I must confess that I no longer call Colorado home, but the East still calls my name each fall. Only now it is in a different state, with different small towns, more Hutterites, and a hell of a lot more cold. But it is still, for all intents and purposes, the East.

...


In a world of rapid inflation and increasing hunter numbers, I made another important paradigm shift to make my hunts out east a reality. I decided: If I am going to pay to make a hunt several hours away, my money might as well go toward the actual hunt, rather than the lodging. A few hundred dollars – the amount I would have spent anyway on lodging – could go toward actually getting some roosters or waterfowl or a deer. That sounded much better than competing with other hunters on inferior land.


When I am ready for my annual hunt, I can find myself a place out east with Infinite Outdoors in a matter of minutes. And I can find public land for free to camp on using the same app, allowing me to avoid hotels altogether and the cost of a mapping subscription.


For years, I spent money in the wrong places for a weekend hunting, and I still had to drive forty-five minutes to my actual hunting spot, on public land, where I was disappointed to see someone had already beat me to it. My money now goes to the landowners who keep these rural places alive. I am supporting conservation and a way of life that is worthy of preservation. People will always need hotels. But they are not necessary to make my weekend hunting trip a reality.
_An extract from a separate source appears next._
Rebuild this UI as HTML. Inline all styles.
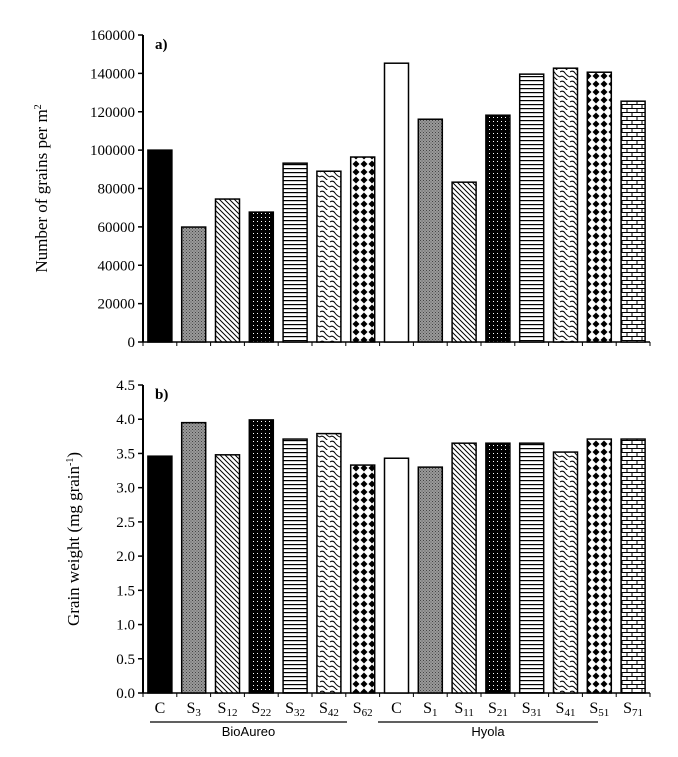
<!DOCTYPE html>
<html><head><meta charset="utf-8"><style>
body{margin:0;background:#fff;}
svg{display:block;font-family:"Liberation Serif",serif;}
</style></head><body>
<svg id="chart" width="678" height="757" viewBox="0 0 678 757" xmlns="http://www.w3.org/2000/svg">
<defs>
<pattern id="p-gray" width="3" height="3" patternUnits="userSpaceOnUse"><rect width="3" height="3" fill="#9a9a9a"/><rect width="1" height="1" fill="#444"/><rect x="1.5" y="1.5" width="1" height="1" fill="#555"/></pattern>
<pattern id="p-diag" width="5" height="5" patternUnits="userSpaceOnUse"><rect width="5" height="5" fill="#fff"/><path d="M-1,-1 L6,6 M-1,4 L1,6 M4,-1 L6,1" stroke="#000" stroke-width="1"/></pattern>
<pattern id="p-dots" width="4" height="4" patternUnits="userSpaceOnUse"><rect width="4" height="4" fill="#000"/><rect x="1" y="1" width="1" height="1" fill="#fff"/></pattern>
<pattern id="p-hline" width="4" height="4" patternUnits="userSpaceOnUse"><rect width="4" height="4" fill="#fff"/><rect y="0" width="4" height="1.2" fill="#000"/></pattern>
<pattern id="p-wave" width="10" height="10" patternUnits="userSpaceOnUse"><rect width="10" height="10" fill="#fff"/><path d="M0,2 Q3,0 5,3 T10,7 M0,7 Q2,5 5,8 T10,12" stroke="#000" stroke-width="1" fill="none"/></pattern>
<pattern id="p-diamond" width="8" height="8" patternUnits="userSpaceOnUse"><rect width="8" height="8" fill="#fff"/><path d="M4,0.5 L7.5,4 L4,7.5 L0.5,4Z" fill="#000"/></pattern>
<pattern id="p-brick" width="10" height="8" patternUnits="userSpaceOnUse"><rect width="10" height="8" fill="#fff"/><path d="M0,0.5 H10 M0,4.5 H10 M2,0.5 V4.5 M7,4.5 V8" stroke="#000" stroke-width="1"/></pattern>
</defs>
<g id="plot"></g>
</svg>
<script>
const categories=["C","S|3","S|12","S|22","S|32","S|42","S|62","C","S|1","S|11","S|21","S|31","S|41","S|51","S|71"];
const grainsPerM2=[100000,59900,74500,67700,93200,89000,96400,145300,116100,83300,118200,139600,142700,140600,125500];
const grainWeight=[3.46,3.95,3.48,3.99,3.71,3.79,3.33,3.43,3.30,3.65,3.65,3.65,3.52,3.71,3.71];
const fills=["#000","url(#p-gray)","url(#p-diag)","url(#p-dots)","url(#p-hline)","url(#p-wave)","url(#p-diamond)","#fff","url(#p-gray)","url(#p-diag)","url(#p-dots)","url(#p-hline)","url(#p-wave)","url(#p-diamond)","url(#p-brick)"];
const ticksA=["0","20000","40000","60000","80000","100000","120000","140000","160000"];
const ticksB=["0.0","0.5","1.0","1.5","2.0","2.5","3.0","3.5","4.0","4.5"];
const groups=["BioAureo","Hyola"];

const NS="http://www.w3.org/2000/svg";
const g=document.getElementById('plot');
function el(t,a,txt){const e=document.createElementNS(NS,t);for(const k in a)e.setAttribute(k,a[k]);if(txt!==undefined)e.textContent=txt;g.appendChild(e);return e;}
const x0=143,x1=650,pitch=(x1-x0)/categories.length,bw=24;
const xPos=i=>x0+i*pitch+(pitch-bw)/2;

function panel(vals,ticks,max,yTop,yBot,prefix,title,titleX,panelLabel){
  const y=v=>yBot-(v/max)*(yBot-yTop);
  let ax=el('line',{x1:x0,y1:yTop,x2:x0,y2:yBot,stroke:'#000','stroke-width':2});
  
  let bx=el('line',{x1:x0,y1:yBot,x2:x1,y2:yBot,stroke:'#000','stroke-width':1.5});
  
  ticks.forEach((t,i)=>{const v=max*i/(ticks.length-1);const yy=y(v);
    el('line',{x1:x0-5,y1:yy,x2:x0,y2:yy,stroke:'#000','stroke-width':1.5});
    const tx=el('text',{x:x0-8,y:yy+5,'text-anchor':'end','font-size':15},t);
    });
  for(let i=0;i<=categories.length;i++){el('line',{x1:x0+i*pitch,y1:yBot,x2:x0+i*pitch,y2:yBot+4,stroke:'#000','stroke-width':1});}
  vals.forEach((v,i)=>{const r=el('rect',{x:xPos(i),y:y(v),width:bw,height:yBot-y(v),fill:fills[i],stroke:'#000','stroke-width':1.5});
    });
  const tt=el('text',{x:titleX,y:(yTop+yBot)/2,'text-anchor':'middle','font-size':17,transform:`rotate(-90 ${titleX} ${(yTop+yBot)/2})`});
  tt.innerHTML=title;
  
  const pl=el('text',{x:155,y:yTop+14,'font-size':15,'font-weight':'bold'},panelLabel);
  
}
panel(grainsPerM2,ticksA,160000,35,342,'grains','Number of grains per m<tspan dy="-6" font-size="10">2</tspan>',47,'a)');
panel(grainWeight,ticksB,4.5,385,693,'weight','Grain weight (mg grain<tspan dy="-6" font-size="10">-1</tspan><tspan dy="6">)</tspan>',79,'b)');

categories.forEach((c,i)=>{const cx=x0+i*pitch+pitch/2;const p=c.split('|');
  const t=el('text',{x:cx,y:713,'text-anchor':'middle','font-size':16});
  t.innerHTML=p[0]+(p[1]?'<tspan dy="3" font-size="11">'+p[1]+'</tspan>':'');
  });
[[150,347],[378,598]].forEach((r,i)=>{
  const l=el('line',{x1:r[0],y1:722,x2:r[1],y2:722,stroke:'#000','stroke-width':1.2});
  
  const t=el('text',{x:(r[0]+r[1])/2,y:736,'text-anchor':'middle','font-size':13,'font-family':'Liberation Sans, sans-serif'},groups[i]);
  });
</script>
</body></html>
I am now less rushed. I get up no earlier than I need to and get to enjoy the beauty of the East with my dog and, whenever I can, my family. I stay on public land and hunt private land. I get more birds, I worry less, and I enjoy the best of the small towns without losing my spot out in the field. Best of all, I feel more optimistic than ever that I can keep up my tradition of chasing birds out east in the beauty of the plains.